China hoy vive el menor ritmo de crecimiento de las últimas décadas y su voracidad económica, con el predador endeudamiento que genera, se resiente ante la guerra comercial con Estados Unidos. A la vez, aún carece, por prudencia y falta de fuerza, de una plataforma de bases militares en el extranjero para desarrollar una hegemonía plena a través del collar de perlas.
La expansión de China sufre significativas trabas: el poder marítimo de las omnipresentes Fuerzas Armadas de los Estados Unidos y los circundantes rivales históricos o con control de los cuellos de botella; desde Japón, que da forma a su plan de rearme valorado en 242.000 millones de dólares durante los próximos 5 años, pasando por Corea del Sur, Filipinas o Vietnam, hasta la India, pieza clave en el flujo por el estrecho de Malaca de los recursos necesitados por los chinos.
Con su economía estancada, los métodos y los propósitos de Rusia son más enrevesados: en su área de influencia directa agarrota sus vecinos mediante dependencia o el patrocinio de Estados no reconocidos como Abjasia.
Por otro lado, Moscú muchas veces muestra cierto pragmatismo en su política exterior: el reciente y sorprendentemente efusivo saludo de Putin con el príncipe Mohamed bin Salmán en el G-20 presagia que Arabia Saudita puede entrara formar parte de ese extraño engrudo geopolítico segregado por el Kremlin para prevalecer.
Al mismo tiempo, el fracking estadounidense empuja a Riada conseguir una cooperación más estrecha con Rusia en la administración del precio del crudo. Y la CIA ha hecho público el apoyo de la República Islámica de Irán a Al Qaeda durante los últimos 15 años, lo cual ha servido de excusa para mantener el pulso con Teherán; la entrada en vigor de las nuevas sanciones ha provocado que la persiana de Persia vuelva a caer.
Sin embargo, esta creciente focalización en las acciones sauditas fuerza a encontrar algunas justificaciones para atenuar la imagen poco creíble que proyecta la alianza entre la democracia más antigua del mundo y una de las pocas monarquías absolutas de la actualidad.
Junto a las tímidas reformas que el príncipe Salmán ha emprendido, existe otra excusa medianamente útil: Arabia Saudita, baluarte del sunismo y del wahabismo, directa e indirectamente, ha financiado a extremistas en todo el mundo.
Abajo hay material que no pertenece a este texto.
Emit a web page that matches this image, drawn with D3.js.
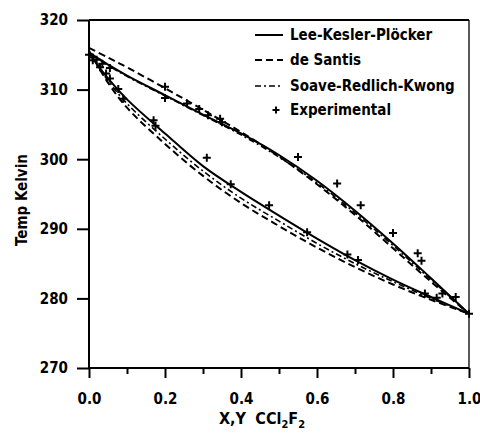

No obstante, aunque los efectos sean similares, hay una importante diferencia con su principal enemigo: el mando supremo de Irán está en manos del clero chií de los ayatolás, mientras que la familia real saudí está por encima de los religiosos, lo cual se ha visto claramente con las recientes purgas.
Una talasocracia como Estados Unidos está obligada a navegar entre teocracias y dictaduras para desplegar y mantener el divide et impera entre amigos y enemigos ostensibles o simbólicos. A una Europa hambrienta de gas le corresponde una identificación positiva en ese juego.
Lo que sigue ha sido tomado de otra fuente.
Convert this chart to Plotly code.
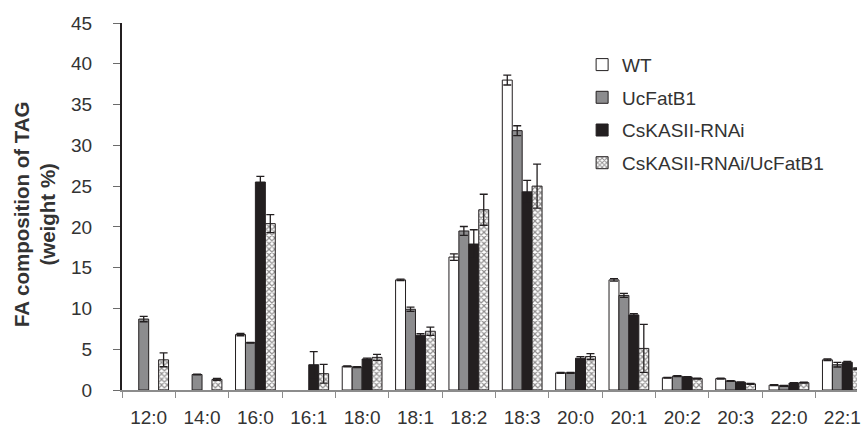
import plotly.graph_objects as go

# Fatty acid species on the x axis
fatty_acids = ["12:0", "14:0", "16:0", "16:1", "18:0", "18:1", "18:2",
               "18:3", "20:0", "20:1", "20:2", "20:3", "22:0", "22:1"]

# Mean weight % of each fatty acid in TAG, per line (None = not detected)
wt_mean = [None, None, 6.8, None, 2.9, 13.5, 16.3, 38.0, 2.1, 13.5, 1.5, 1.4, 0.6, 3.7]
ucfatb1_mean = [8.7, 1.9, 5.8, None, 2.8, 9.9, 19.5, 31.8, 2.1, 11.6, 1.7, 1.1, 0.5, 3.1]
kasii_mean = [None, None, 25.5, 3.1, 3.8, 6.7, 17.9, 24.3, 3.9, 9.2, 1.6, 0.95, 0.85, 3.4]
kasii_ucfatb1_mean = [3.7, 1.3, 20.4, 2.0, 4.0, 7.2, 22.1, 25.0, 4.1, 5.1, 1.4, 0.75, 0.9, 2.6]

# Standard deviations
wt_sd = [0, 0, 0.15, 0, 0.05, 0.1, 0.4, 0.6, 0.05, 0.15, 0.05, 0.05, 0.05, 0.1]
ucfatb1_sd = [0.33, 0.05, 0.05, 0, 0.05, 0.25, 0.55, 0.6, 0.05, 0.25, 0.05, 0.05, 0.05, 0.28]
kasii_sd = [0, 0, 0.7, 1.6, 0.1, 0.2, 1.75, 1.4, 0.2, 0.15, 0.05, 0.05, 0.05, 0.1]
kasii_ucfatb1_sd = [0.85, 0.12, 1.1, 1.15, 0.37, 0.5, 1.9, 2.7, 0.36, 2.95, 0.05, 0.05, 0.05, 0.1]

series_names = ["WT", "UcFatB1", "CsKASII-RNAi", "CsKASII-RNAi/UcFatB1"]

INK = "#231f20"
TEXT = "#333333"
FONT = "Liberation Sans, Arial, sans-serif"

styles = [
    dict(marker=dict(color="white", line=dict(color=INK, width=1))),
    dict(marker=dict(color="#8c8c8e", line=dict(color=INK, width=1))),
    dict(marker=dict(color=INK, line=dict(color=INK, width=1))),
    dict(marker=dict(color="white", line=dict(color=INK, width=1),
                     pattern=dict(shape="x", fgcolor=INK, bgcolor="white",
                                  size=4, solidity=0.5))),
]

fig = go.Figure()
for name, means, sds, style in zip(
        series_names,
        [wt_mean, ucfatb1_mean, kasii_mean, kasii_ucfatb1_mean],
        [wt_sd, ucfatb1_sd, kasii_sd, kasii_ucfatb1_sd],
        styles):
    fig.add_trace(go.Bar(
        name=name, x=fatty_acids, y=means, legendgroup=name,
        error_y=dict(type="data", array=sds, visible=True,
                     color=INK, thickness=1.3, width=4),
        **style,
    ))

plot_left, plot_right = 121.7, 861.0
cat_step = 53.67
x_hi = -0.5 + (plot_right - plot_left) / cat_step

fig.update_layout(
    width=861, height=428,
    margin=dict(l=122, r=0, t=23, b=34),
    paper_bgcolor="white", plot_bgcolor="white",
    barmode="group", bargap=0.255, bargroupgap=0,
    font=dict(family=FONT, size=19, color=TEXT),
    showlegend=True,
    legend=dict(x=0.626, y=0.938, xanchor="left", yanchor="top",
                font=dict(family=FONT, size=19, color=TEXT),
                tracegroupgap=5, bgcolor="rgba(0,0,0,0)"),
    xaxis=dict(
        type="category", range=[-0.5, x_hi],
        showline=True, linecolor="#8c8c8c", linewidth=2,
        ticks="outside", tickson="boundaries", ticklen=6,
        tickcolor="#8c8c8c", tickwidth=1,
        ticklabelstandoff=9, showgrid=False,
        tickfont=dict(family=FONT, size=19, color=TEXT),
    ),
    yaxis=dict(
        range=[0, 45], dtick=5, tick0=0,
        showline=True, linecolor=INK, linewidth=2,
        ticks="outside", ticklen=7, tickcolor="#6b6b6b", tickwidth=1,
        ticklabelstandoff=17, showgrid=False, zeroline=False,
        tickfont=dict(family=FONT, size=19, color=TEXT),
    ),
    annotations=[dict(
        text="<b>FA composition of TAG<br>(weight %)</b>",
        xref="paper", yref="paper", x=-0.1186, y=0.479,
        xanchor="center", yanchor="middle", textangle=-90,
        showarrow=False,
        font=dict(family=FONT, size=20.5, color=TEXT),
    )],
)

fig.write_html("out.html")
A pesar de la retórica, poco ha cambiado en el rumbo del Pentágono en la era Trump; los despliegues de tropas en Europa se han incrementado. Sin embargo, con el constante vaivén de rostros en la Casa Blanca, es difícil predecir los próximos movimientos: la renuncia del Secretario de Defensa y la verbalización de una retirada de Siria y Afganistán sacuden una vez más los checks and balances.
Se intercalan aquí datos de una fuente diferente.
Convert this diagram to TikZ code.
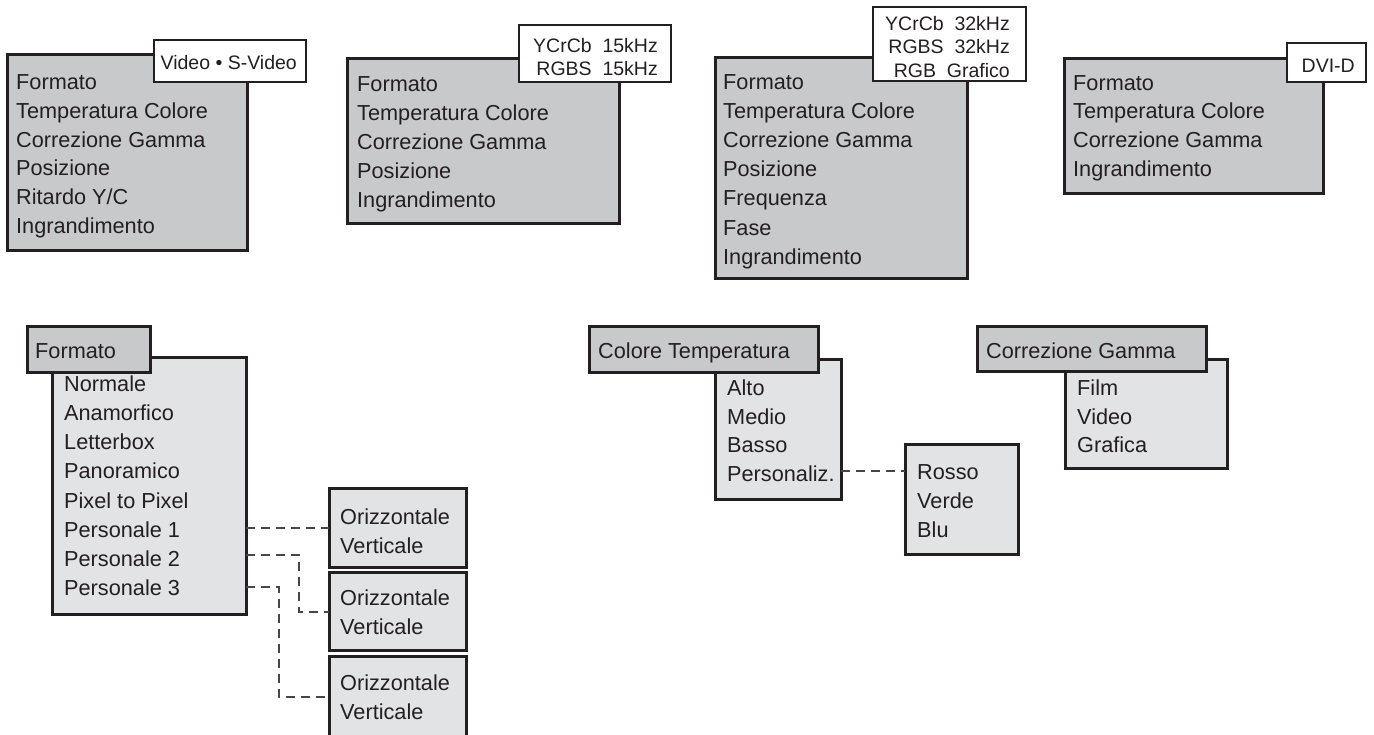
\documentclass[tikz,border=0pt]{standalone}
\usepackage{fontspec}
\setmainfont{Liberation Sans}
\usetikzlibrary{fit}
\definecolor{ink}{RGB}{35,31,32}
\definecolor{gdark}{RGB}{200,201,203}
\definecolor{glight}{RGB}{226,227,229}
\definecolor{dashc}{RGB}{70,70,70}
\begin{document}
\begin{tikzpicture}[x=1pt,y=-1pt,
  boxd/.style={draw=ink, line width=3pt, fill=gdark, inner sep=0pt, outer sep=0pt},
  boxl/.style={draw=ink, line width=3pt, fill=glight, inner sep=0pt, outer sep=0pt},
  lab/.style={draw=ink, line width=2pt, fill=white, inner sep=0pt, outer sep=0pt},
  txt/.style={anchor=base west, inner sep=0pt, text=ink, font=\fontsize{21.7}{29}\selectfont},
  ltxt/.style={anchor=base east, inner sep=0pt, text=ink, font=\fontsize{19.5}{23}\selectfont},
  dashline/.style={draw=dashc, line width=1.5pt, dash pattern=on 9pt off 6pt}]
\useasboundingbox (0,0) rectangle (1374,734);

% ---------- top row ----------
\node[boxd, fit={(7,54) (247,250)}] (b1) {};
\node[lab, fit={(154,40) (306,82)}] (l1) {};
\node[ltxt] (l1t) at (297,69) {Video • S-Video};
\foreach \t [count=\i from 0] in {Formato,Temperatura Colore,Correzione Gamma,Posizione,Ritardo Y/C,Ingrandimento}
  \node[txt] (a\i) at (16,{89.5+28.8*\i}) {\t};

\node[boxd, fit={(347,58) (619,223)}] (b2) {};
\node[lab, fit={(519,25) (671,82)}] (l2) {};
\node[ltxt] (l2a) at (658,52) {YCrCb\ \ 15kHz};
\node[ltxt] (l2b) at (658,75) {RGBS\ \ 15kHz};
\foreach \t [count=\i from 0] in {Formato,Temperatura Colore,Correzione Gamma,Posizione,Ingrandimento}
  \node[txt] (c\i) at (357,{91+29*\i}) {\t};

\node[boxd, fit={(715,57) (967,278)}] (b3) {};
\node[lab, fit={(873,7) (1026,81)}] (l3) {};
\node[ltxt] (l3a) at (1010,30) {YCrCb\ \ 32kHz};
\node[ltxt] (l3b) at (1010,53.5) {RGBS\ \ 32kHz};
\node[ltxt] (l3c) at (1010,77) {RGB\ \ Grafico};
\foreach \t [count=\i from 0] in {Formato,Temperatura Colore,Correzione Gamma,Posizione,Frequenza,Fase,Ingrandimento}
  \node[txt] (d\i) at (723,{89.5+29.1*\i}) {\t};

\node[boxd, fit={(1064,58) (1323,193)}] (b4) {};
\node[lab, fit={(1287,43) (1366,82)}] (l4) {};
\node[ltxt] (l4t) at (1355,72) {DVI-D};
\foreach \t [count=\i from 0] in {Formato,Temperatura Colore,Correzione Gamma,Ingrandimento}
  \node[txt] (e\i) at (1073,{90+28.8*\i}) {\t};

% ---------- Formato ----------
\node[boxl, fit={(52,357) (246,614)}] (flist) {};
\node[boxd, fit={(27,326) (150,372)}] (fhead) {};
\node[txt] (fheadt) at (35,358.5) {Formato};
\foreach \t [count=\i from 0] in {Normale,Anamorfico,Letterbox,Panoramico,Pixel to Pixel,Personale 1,Personale 2,Personale 3}
  \node[txt] (f\i) at (64,{391.5+29.14*\i}) {\t};

\node[boxl, fit={(329,488) (466,567)}] (sA) {};
\node[boxl, fit={(329,572) (466,650)}] (sB) {};
\node[boxl, fit={(329,656) (466,745)}] (sC) {};
\node[txt] (sA1) at (340,524.5) {Orizzontale};
\node[txt] (sA2) at (340,553) {Verticale};
\node[txt] (sB1) at (340,605.5) {Orizzontale};
\node[txt] (sB2) at (340,634) {Verticale};
\node[txt] (sC1) at (340,690.5) {Orizzontale};
\node[txt] (sC2) at (340,719) {Verticale};

\coordinate (q1) at (0,528);
\coordinate (q2) at (0,555);
\coordinate (k2) at (299,612);
\coordinate (q3) at (0,587);
\coordinate (k3) at (279,697);
\draw[dashline] (flist.east |- q1) -- (sA.west |- q1);
\draw[dashline] (flist.east |- q2) -| (k2) -- (sB.west |- k2);
\draw[dashline] (flist.east |- q3) -| (k3) -- (sC.west |- k3);

% ---------- Colore Temperatura ----------
\node[boxl, fit={(715,359) (841,499)}] (ctlist) {};
\node[boxd, fit={(589,326) (818,372)}] (cthead) {};
\node[txt] (ctheadt) at (598,358) {Colore Temperatura};
\foreach \t [count=\i from 0] in {Alto,Medio,Basso,Personaliz.}
  \node[txt] (g\i) at (727,{395.5+28.7*\i}) {\t};
\node[boxl, fit={(905,444) (1018,554)}] (rgb) {};
\foreach \t [count=\i from 0] in {Rosso,Verde,Blu}
  \node[txt] (h\i) at (917,{479.5+29*\i}) {\t};
\coordinate (pz) at (0,471);
\draw[dashline] (ctlist.east |- pz) -- (rgb.west |- pz);

% ---------- Correzione Gamma ----------
\node[boxl, fit={(1065,359) (1227,468)}] (cglist) {};
\node[boxd, fit={(977,326) (1206,371)}] (cghead) {};
\node[txt] (cgheadt) at (986,358) {Correzione Gamma};
\foreach \t [count=\i from 0] in {Film,Video,Grafica}
  \node[txt] (m\i) at (1077,{395.5+28.7*\i}) {\t};
\end{tikzpicture}
\end{document}
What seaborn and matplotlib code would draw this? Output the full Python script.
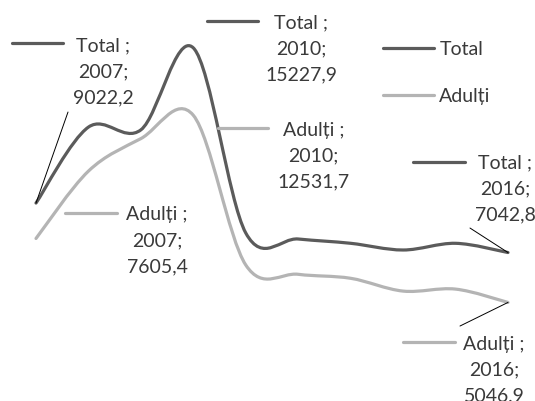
import matplotlib
matplotlib.use("Agg")
import matplotlib.pyplot as plt
from matplotlib.path import Path
from matplotlib.patches import PathPatch
from matplotlib.lines import Line2D
from matplotlib.transforms import IdentityTransform
import seaborn as sns

# data
years = [2007, 2008, 2009, 2010, 2011, 2012, 2013, 2014, 2015, 2016]
total = [9022.2, 12060, 11950, 15227.9, 7824, 7584, 7412, 7144, 7412, 7042.8]
adulti = [7605.4, 10300, 11600, 12531.7, 6544, 6172, 6012, 5500, 5580, 5046.9]
series_names = ['Total', 'Adulți']

# labels shown on the chart: (series, year index, text)
point_labels = [
    ('Total', 0, ['Total ;', '2007;', '9022,2']),
    ('Total', 3, ['Total ;', '2010;', '15227,9']),
    ('Adulți', 3, ['Adulți ;', '2010;', '12531,7']),
    ('Adulți', 0, ['Adulți ;', '2007;', '7605,4']),
    ('Total', 9, ['Total ;', '2016;', '7042,8']),
    ('Adulți', 9, ['Adulți ;', '2016;', '5046,9']),
]

sns.set_theme(style="white")
plt.rcParams['font.family'] = ['Lato', 'DejaVu Sans']

colors = {'Total': '#5b5b5b', 'Adulți': '#b4b4b4'}
text_color = '#3a3a3a'
values = {'Total': total, 'Adulți': adulti}
FS = 14


def smooth_path(xs, ys):
    """Bezier path through the points, like a spreadsheet 'smoothed line'"""
    pts = list(zip(xs, ys))
    verts = [pts[0]]
    codes = [Path.MOVETO]
    n = len(pts)
    for i in range(n - 1):
        p0 = pts[i - 1] if i > 0 else pts[i]
        p1 = pts[i]
        p2 = pts[i + 1]
        p3 = pts[i + 2] if i + 2 < n else pts[i + 1]
        c1 = (p1[0] + (p2[0] - p0[0]) / 6, p1[1] + (p2[1] - p0[1]) / 6)
        c2 = (p2[0] - (p3[0] - p1[0]) / 6, p2[1] - (p3[1] - p1[1]) / 6)
        verts += [c1, c2, p2]
        codes += [Path.CURVE4] * 3
    return Path(verts, codes)


fig = plt.figure(figsize=(5.35, 4.01), dpi=100)
ax = fig.add_axes([0, 0, 1, 1])
ax.set_xlim(2006.3135, 2016.515)
ax.set_ylim(1104, 17144)
ax.axis('off')

for name in series_names:
    patch = PathPatch(smooth_path(years, values[name]), fill=False,
                      edgecolor=colors[name], lw=2.3,
                      capstyle='round', joinstyle='round', zorder=3)
    ax.add_patch(patch)

# label layout in pixels relative to the point:
# middle line centre, key line x-range and y, optional leader start
layout = [
    dict(mid=(67, 131), key=(-24, 27, 160), lead=(32, 91)),
    dict(mid=(108, -1), key=(14, 65, 27), lead=None),
    dict(mid=(120, -41), key=(25, 75, -13), lead=None),
    dict(mid=(121, -2.5), key=(29, 81, 25.5), lead=None),
    dict(mid=(-3, 63.5), key=(-95, -43, 90.5), lead=(-38, 24.5)),
    dict(mid=(-14, -67.6), key=(-105, -53, -39.6), lead=(-48, -23.6)),
]
line_step = 26
ident = IdentityTransform()

for (name, idx, lines), lay in zip(point_labels, layout):
    px, py = ax.transData.transform((years[idx], values[name][idx]))
    mx, my = lay['mid']
    for k, txt in enumerate(lines):
        fig.text(px + mx, py + my + (1 - k) * line_step, txt, transform=ident,
                 ha='center', va='center', fontsize=FS, color=text_color)
    k0, k1, ky = lay['key']
    fig.add_artist(Line2D([px + k0, px + k1], [py + ky, py + ky], transform=ident,
                          color=colors[name], lw=2.3))
    if lay['lead'] is not None:
        lx, ly = lay['lead']
        fig.add_artist(Line2D([px + lx, px], [py + ly, py], transform=ident,
                              color='black', lw=0.7))

handles = [Line2D([], [], color=colors[n], lw=2.3) for n in series_names]
leg = ax.legend(handles, series_names, loc='upper left',
                bbox_to_anchor=(383 / 535, 1 - 41 / 401), frameon=False,
                handlelength=2.6, handletextpad=0.3, labelspacing=1.55,
                borderpad=0, borderaxespad=0, fontsize=FS)
for t in leg.get_texts():
    t.set_color(text_color)

fig.savefig('out.png', dpi=100)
Con todo, más allá del gobierno de turno y su tendencia al repliegue, la Pax Americana no gravita sobre un poder puramente económico o una opaca influencia disgregadora. La imposibilidad de un mundo equilibradamente multipolar radica en el carácter multiforme de la supremacía de Estados Unidos, exclusiva capacidad que lo hace ser la única superpotencia.
40 años después de las reformas de Deng Xiaoping y en el 30º aniversario de la represión de Tiananmen, China debería ir profundizando otros aspectos de su apertura más allá de lo material. De igual modo, Rusia, a casi 30 años del inicio del derrumbe soviético, tendrá que reconfigurar su propuesta para intentar pasar del poder afilado a uno más constructivo.
Entretanto, Estados Unidos, a 50 años de la investidura de Richard Nixon como presidente, además de seguir intentando mitigar el tradicional aislacionismo de parte de su población hoy encarnado en su profano mandatario, tiene la obligación de vender mejor algunas alianzas y recordar las más importantes; aquí aparece Europa que, con el Tratado de Lisboa cumpliendo una década, transita un momento clave para vislumbrar si está más cerca de hundirse en el canal de la Mancha o devolver a surcar el océano Atlántico.